When these boundaries undergo lattice strain, election mobility reduces resulting in lesser conductivity. Hence, it is safe to say abundant grain boundaries are essential for better conduction and vice versa.
Uses of Metal
- Copper features in electrical wiring more than other metals because it is widely available, anti-corrosive, and budget-friendly.
- Some applications also make use of aluminum wires because they are lighter.
- Gold or silver plays a role in coating contacts, mirrors, and conductors in telecom devices.
- Mercury (a liquid metal) is an essential part of some thermometers.
- Bridge and house constructions usually require metals like iron and steel.
- Zinc is often used in protecting iron from rushing. This is a process known as galvanization.
FAQs
Do alloys conduct electricity in a molten state?
Yes, metal alloys conduct electricity in their molten state by losing electrons to form cations.
These electrons efficiently carry out the conduction.
What metal isn’t conductive?
Bismuth is a metal that poorly conducts electricity.
Its resistivity is so high that it can be considered a dielectric material.
Which metal conducts electricity but not heat?
Vanadium dioxide is a metal that conducts electricity but cannot conduct heat.

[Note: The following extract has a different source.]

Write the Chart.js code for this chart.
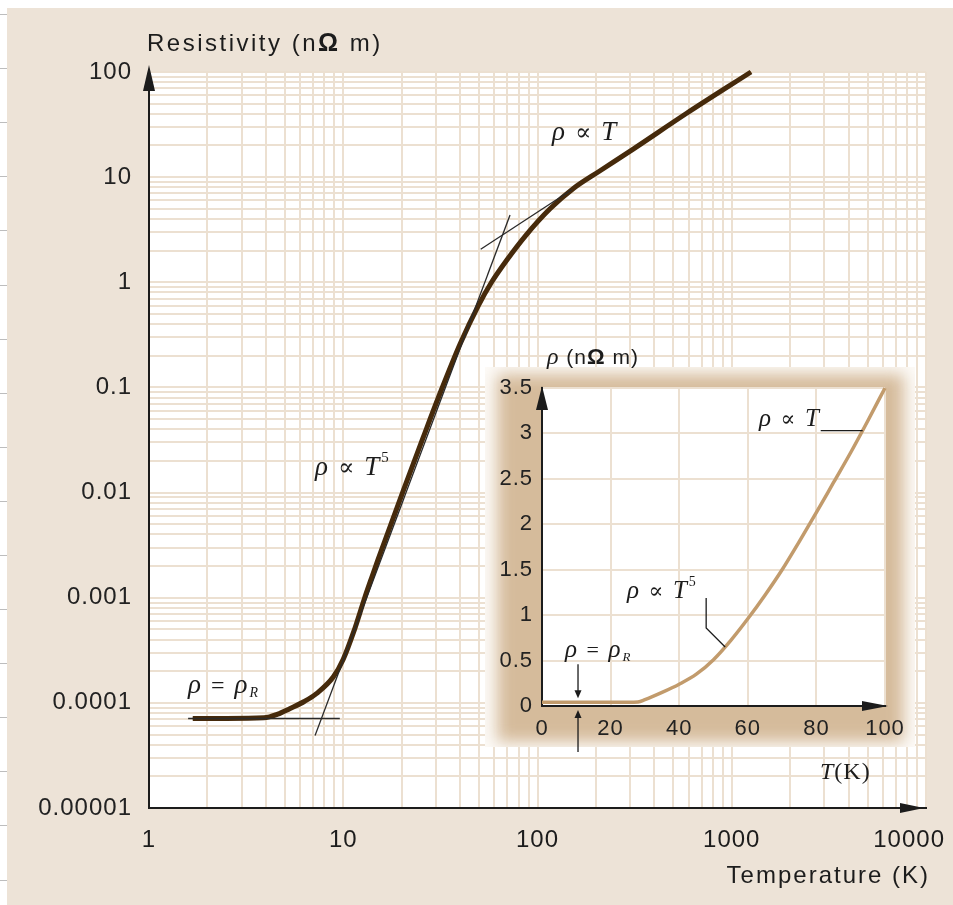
<!DOCTYPE html>
<html lang="en">
<head>
<meta charset="UTF-8">
<title>Resistivity vs Temperature</title>
<script src="https://cdn.jsdelivr.net/npm/chart.js@4"></script>
<style>
    body { margin: 0; background: #fff; }
    .page { position: relative; width: 953px; height: 905px; overflow: hidden; }
    .paper { position: absolute; left: 7px; top: 8px; right: 0; bottom: 0; background: #ede3d7; }
    .edge {
        position: absolute; left: 0; top: 0; width: 7px; height: 905px;
        background: repeating-linear-gradient(to bottom, transparent 0, transparent 14px, #bdbdbd 14px, #bdbdbd 15px, transparent 15px, transparent 54.1px);
    }
    #main { position: absolute; left: 0; top: 0; }
    #inset { position: absolute; left: 470px; top: 335px; }
</style>
</head>
<body>
<div class="page">
    <div class="edge"></div>
    <div class="paper"></div>
    <canvas id="main" width="953" height="905"></canvas>
    <canvas id="inset" width="455" height="455"></canvas>
</div>

<script>
// main log-log curve (T in K, rho in nOhm m)
const tempK = [1.68, 2.5, 3.9, 4.6, 5.3, 6.3, 7.3, 8.9, 10, 11.3, 12.9, 14, 15.1, 20.4, 25.8, 31.5, 40, 49.6, 58, 69.4, 88, 116, 153, 210, 311, 586, 1256];
const rho = [7.1e-5, 7.1e-5, 7.2e-5, 7.8e-5, 8.8e-5, 1.03e-4, 1.23e-4, 1.77e-4, 2.6e-4, 4.7e-4, 1.0e-3, 1.55e-3, 2.3e-3, 0.0105, 0.0335, 0.088, 0.26, 0.60, 1.0, 1.62, 2.86, 5.0, 7.8, 11.5, 18.5, 40.5, 100];

// thin asymptote lines
const residTemp = [1.59, 9.6];
const residRho = [7.1e-5, 7.1e-5];
const t5Temp = [7.16, 72.2];
const t5Rho = [4.9e-5, 4.36];
const linTemp = [51, 150];
const linRho = [2.06, 7.6];

// inset (linear axes)
const insetT = [0, 10, 20, 25, 28, 30, 35, 40, 45, 50, 55, 60, 65, 70, 75, 80, 85, 90, 95, 100];
const insetRho = [0.04, 0.04, 0.04, 0.04, 0.045, 0.07, 0.15, 0.24, 0.35, 0.51, 0.72, 0.96, 1.22, 1.50, 1.81, 2.13, 2.46, 2.79, 3.14, 3.50];
const insetLinAnchor = [93.5, 3.03];
const insetT5Anchor = [53.4, 0.65];
const insetResidT = 10.5;

// ticks
const xTickValues = [1, 10, 100, 1000, 10000];
const xTickLabels = ['1', '10', '100', '1000', '10000'];
const yTickValues = [0.00001, 0.0001, 0.001, 0.01, 0.1, 1, 10, 100];
const yTickLabels = ['0.00001', '0.0001', '0.001', '0.01', '0.1', '1', '10', '100'];
const insetXTicks = [0, 20, 40, 60, 80, 100];
const insetYTicks = [0, 0.5, 1, 1.5, 2, 2.5, 3, 3.5];

const gridColor = '#ece0d1';
const ink = '#1c1c1c';
const SANS = s => s + 'px "Liberation Sans", Arial, sans-serif';
const SANS_B = s => 'bold ' + s + 'px "Liberation Sans", Arial, sans-serif';
const SERIF = s => s + 'px "Liberation Serif", "DejaVu Serif", serif';
const SERIF_I = s => 'italic ' + s + 'px "Liberation Serif", "DejaVu Serif", serif';

function pts(xs, ys) {
    return xs.map((x, i) => ({ x: x, y: ys[i] }));
}

// 1..9 grid lines inside every decade
function logGrid(decades) {
    const out = [];
    for (let i = 0; i < decades.length - 1; i++) {
        for (let m = 1; m < 10; m++) out.push({ value: decades[i] * m });
    }
    out.push({ value: decades[decades.length - 1] });
    return out;
}

function decadeLabel(values, labels, v) {
    const i = values.findIndex(d => Math.abs(Math.log10(d) - Math.log10(v)) < 1e-6);
    return i < 0 ? '' : labels[i];
}

function tri(ctx, x1, y1, x2, y2, x3, y3) {
    ctx.beginPath();
    ctx.moveTo(x1, y1);
    ctx.lineTo(x2, y2);
    ctx.lineTo(x3, y3);
    ctx.closePath();
    ctx.fill();
}

function drawRich(ctx, parts, x, y) {
    let cx = x;
    parts.forEach(([text, font, dy]) => {
        ctx.font = font;
        ctx.fillText(text, cx, y + (dy || 0));
        cx += ctx.measureText(text).width;
    });
}

const mainDecor = {
    id: 'mainDecor',
    beforeDraw(chart) {
        const ctx = chart.ctx, a = chart.chartArea;
        ctx.save();
        ctx.fillStyle = '#fff';
        ctx.fillRect(a.left, a.top, a.right - a.left, a.bottom - a.top);
        ctx.restore();
        ctx.letterSpacing = '1px';
    },
    afterDraw(chart) {
        const ctx = chart.ctx, a = chart.chartArea;
        ctx.save();
        ctx.fillStyle = ink;
        // axis arrowheads
        tri(ctx, a.left, a.top - 7, a.left - 6, a.top + 19, a.left + 6, a.top + 19);
        tri(ctx, a.right - 2, a.bottom, a.right - 26, a.bottom - 5, a.right - 26, a.bottom + 5);

        // x tick labels
        ctx.font = SANS(24);
        ctx.letterSpacing = '1px';
        ctx.textAlign = 'center';
        xTickValues.forEach((v, i) => {
            const w = ctx.measureText(xTickLabels[i]).width;
            const px = Math.min(chart.scales.x.getPixelForValue(v), 945 - w / 2);
            ctx.fillText(xTickLabels[i], px, 847);
        });

        // axis titles
        ctx.textAlign = 'left';
        ctx.letterSpacing = '2.5px';
        drawRich(ctx, [['Resistivity (n', SANS(24)], ['\u03A9', SANS_B(25)], [' m)', SANS(24)]], 147, 51);
        ctx.letterSpacing = '2px';
        ctx.textAlign = 'right';
        ctx.font = SANS(24);
        ctx.fillText('Temperature (K)', 930, 883);

        // annotations
        ctx.textAlign = 'left';
        ctx.letterSpacing = '2px';
        drawRich(ctx, [['\u03C1', SERIF_I(27)], [' \u221D ', SERIF(24)], ['T', SERIF_I(27)]], 552, 140);
        drawRich(ctx, [['\u03C1', SERIF_I(27)], [' \u221D ', SERIF(24)], ['T', SERIF_I(27)], ['5', SERIF(15), -13]], 315, 475);
        drawRich(ctx, [['\u03C1', SERIF_I(27)], [' = ', SERIF(24)], ['\u03C1', SERIF_I(27)], ['R', SERIF_I(14), 4]], 188, 693);
        ctx.restore();
    }
};

new Chart(document.getElementById('main'), {
    type: 'line',
    data: {
        datasets: [
            { data: pts(residTemp, residRho), borderColor: '#2a2a2a', borderWidth: 1.3 },
            { data: pts(t5Temp, t5Rho), borderColor: '#2a2a2a', borderWidth: 1.3 },
            { data: pts(linTemp, linRho), borderColor: '#2a2a2a', borderWidth: 1.3 },
            { data: pts(tempK, rho), borderColor: '#462a0b', borderWidth: 5, cubicInterpolationMode: 'monotone', clip: 8 },
            { data: pts(tempK, rho), borderColor: '#86521a', borderWidth: 2.6, cubicInterpolationMode: 'monotone', clip: 8 }
        ]
    },
    options: {
        responsive: false,
        animation: false,
        devicePixelRatio: 1,
        elements: { point: { radius: 0 }, line: { fill: false } },
        plugins: { legend: { display: false }, tooltip: { enabled: false } },
        layout: { padding: { top: 72, right: 27, left: 0, bottom: 0 } },
        scales: {
            x: {
                type: 'logarithmic',
                min: 1,
                max: 10000,
                afterFit: s => { s.height = 97; },
                afterBuildTicks: s => { s.ticks = logGrid(xTickValues); },
                grid: { color: gridColor, lineWidth: 2, drawTicks: false },
                border: { color: ink, width: 2 },
                ticks: { display: false, autoSkip: false }
            },
            y: {
                type: 'logarithmic',
                min: 0.00001,
                max: 100,
                afterFit: s => { s.width = 149; },
                afterBuildTicks: s => { s.ticks = logGrid(yTickValues); },
                grid: { color: gridColor, lineWidth: 2, drawTicks: false },
                border: { color: ink, width: 2 },
                ticks: {
                    autoSkip: false,
                    padding: 17,
                    color: '#222',
                    font: { family: '"Liberation Sans", Arial, sans-serif', size: 24 },
                    callback: v => decadeLabel(yTickValues, yTickLabels, v)
                }
            }
        }
    },
    plugins: [mainDecor]
});

const insetDecor = {
    id: 'insetDecor',
    beforeDraw(chart) {
        const c = chart.ctx, a = chart.chartArea;
        c.save();
        c.beginPath();
        c.rect(15, 32, 430, 380);
        c.clip();
        c.fillStyle = '#fdfbf8';
        c.fillRect(15, 32, 430, 380);
        c.filter = 'blur(8px)';
        c.fillStyle = '#d5bb9b';
        c.fillRect(a.left - 45, a.top - 14, a.right - a.left + 64, a.bottom - a.top + 50);
        c.filter = 'none';
        c.fillStyle = '#fff';
        c.fillRect(a.left, a.top, a.right - a.left, a.bottom - a.top);
        c.restore();
        c.letterSpacing = '1px';
    },
    afterDraw(chart) {
        const ctx = chart.ctx, a = chart.chartArea;
        const xs = chart.scales.x, ys = chart.scales.y;
        ctx.save();
        ctx.fillStyle = ink;
        ctx.strokeStyle = ink;
        ctx.lineWidth = 1.3;
        // arrowheads
        tri(ctx, a.left, a.top - 2, a.left - 6, a.top + 22, a.left + 6, a.top + 22);
        tri(ctx, a.right + 3, a.bottom, a.right - 23, a.bottom - 5, a.right - 23, a.bottom + 5);

        // leader for rho ~ T
        const lx = xs.getPixelForValue(insetLinAnchor[0]), ly = ys.getPixelForValue(insetLinAnchor[1]);
        ctx.beginPath();
        ctx.moveTo(lx - 42, ly);
        ctx.lineTo(lx, ly);
        ctx.stroke();
        // leader for rho ~ T^5
        const fx = xs.getPixelForValue(insetT5Anchor[0]), fy = ys.getPixelForValue(insetT5Anchor[1]);
        ctx.beginPath();
        ctx.moveTo(fx, fy);
        ctx.lineTo(fx - 19, fy - 19);
        ctx.lineTo(fx - 19, fy - 49);
        ctx.stroke();
        // arrows pointing at residual level
        const rx = xs.getPixelForValue(insetResidT);
        const ry = ys.getPixelForValue(insetRho[0]);
        ctx.beginPath();
        ctx.moveTo(rx, ry - 38);
        ctx.lineTo(rx, ry - 8);
        ctx.moveTo(rx, a.bottom + 12);
        ctx.lineTo(rx, a.bottom + 46);
        ctx.stroke();
        tri(ctx, rx, ry - 4, rx - 3.5, ry - 12, rx + 3.5, ry - 12);
        tri(ctx, rx, a.bottom + 4, rx - 3.5, a.bottom + 12, rx + 3.5, a.bottom + 12);

        // texts
        ctx.letterSpacing = '1px';
        drawRich(ctx, [['\u03C1', SERIF_I(24)], [' (n', SANS(21)], ['\u03A9', SANS_B(22)], [' m)', SANS(21)]], 77, 29);
        ctx.letterSpacing = '2px';
        drawRich(ctx, [['\u03C1', SERIF_I(25)], [' \u221D ', SERIF(22)], ['T', SERIF_I(25)]], 289, 91);
        drawRich(ctx, [['\u03C1', SERIF_I(25)], [' \u221D ', SERIF(22)], ['T', SERIF_I(25)], ['5', SERIF(14), -12]], 157, 263);
        drawRich(ctx, [['\u03C1', SERIF_I(25)], [' = ', SERIF(22)], ['\u03C1', SERIF_I(25)], ['R', SERIF_I(13), 4]], 95, 322);
        ctx.letterSpacing = '1px';
        drawRich(ctx, [['T', SERIF_I(24)], ['(K)', SERIF(24)]], 350, 444);
        ctx.restore();
    }
};

new Chart(document.getElementById('inset'), {
    type: 'line',
    data: {
        datasets: [
            { data: pts(insetT, insetRho), borderColor: '#c29b6c', borderWidth: 3.5, cubicInterpolationMode: 'monotone', clip: 6 }
        ]
    },
    options: {
        responsive: false,
        animation: false,
        devicePixelRatio: 1,
        elements: { point: { radius: 0 }, line: { fill: false } },
        plugins: { legend: { display: false }, tooltip: { enabled: false } },
        layout: { padding: { top: 53, right: 40, left: 0, bottom: 0 } },
        scales: {
            x: {
                type: 'linear',
                min: 0,
                max: 100,
                afterFit: s => { s.height = 84; },
                afterBuildTicks: s => { s.ticks = insetXTicks.map(v => ({ value: v })); },
                grid: { color: gridColor, lineWidth: 2, drawTicks: false },
                border: { color: ink, width: 2 },
                ticks: {
                    autoSkip: false, maxRotation: 0, padding: 10, color: '#222',
                    font: { family: '"Liberation Sans", Arial, sans-serif', size: 22 },
                    callback: v => String(v)
                }
            },
            y: {
                type: 'linear',
                min: 0,
                max: 3.5,
                afterFit: s => { s.width = 72; },
                afterBuildTicks: s => { s.ticks = insetYTicks.map(v => ({ value: v })); },
                grid: { color: gridColor, lineWidth: 2, drawTicks: false },
                border: { color: ink, width: 2 },
                ticks: {
                    autoSkip: false, padding: 9, color: '#222',
                    font: { family: '"Liberation Sans", Arial, sans-serif', size: 22 },
                    callback: v => String(v)
                }
            }
        }
    },
    plugins: [insetDecor]
});
</script>
</body>
</html>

Ideally, it is an insulator, but at 67°C, it transforms into a metal with this unique property.
Conclusion
Metals generally conduct electricity and heat very well because their electrons move freely in the presence of an electric potential. Since charges repel one another, this conduction flows only in one direction (toward the positive end).
When two or more metals get combined (as seen in alloys), electrical and thermal conductivity reduces. This is because atoms of different weights and sizes will vibrate and move at different rates.
Also, there are metals that are practically insulators.
I hope you found this guide helpful. Thanks for reading.